Sunday, July 12, 2009
sitting on her bed on a hotter than hot summer day, her body couldn't take staying stationary any longer. she needed something to do with her hands, something to take her mind off of the heat-induced headache that was pulsating through her head. she panned her room from left to right and found a teal bucket she got as a gift filled with "college necessities." she picked it up and found just what she needed: play-doh.
it's funny... before she opened those tiny lids of colorful dough she didn't think she was sad about anything. but as soon as she started molding, the more she wished she could make the things in her life turn out the way she wanted them to. the more she wished she could mold her own future and fill it with guarantees. having everything stay this good forever was all she wanted... not knowing what would happen in the future worried her. but she was determined never to settle for less. she would shape her life in her own way for as long as she could, until it was in somebody else's hands. and when that time comes, she needs a plan b.

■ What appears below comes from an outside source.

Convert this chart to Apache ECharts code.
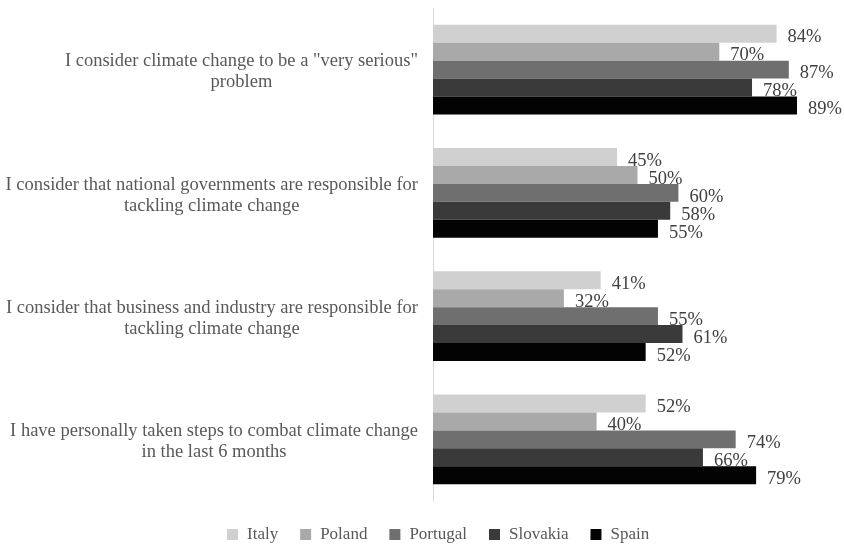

it's a shame certainty is a luxury.
Monday, July 06, 2009
literally. whether it be me doing the calling or me getting the call, i always end up somewhere perfect enough to be considered a paradise. and paradise to me is being surrounded by people that make me happy unconditionally. being so consumed in laughter that i forget to breathe and when i finally take a breath i feel the best i ever have. being immersed in a deep conversation about life and the world and finding that you can escape reality if only for a while. or just being at the park feeling the breeze brush past you next to someone that enjoys nothing more than holding your hand and sharing your company.
i have been exceptionally happy these past few days. the freedom of summer never fails to thrill me. but i am 120% excited for college. although, it make take a little while to find the number for paradise over there.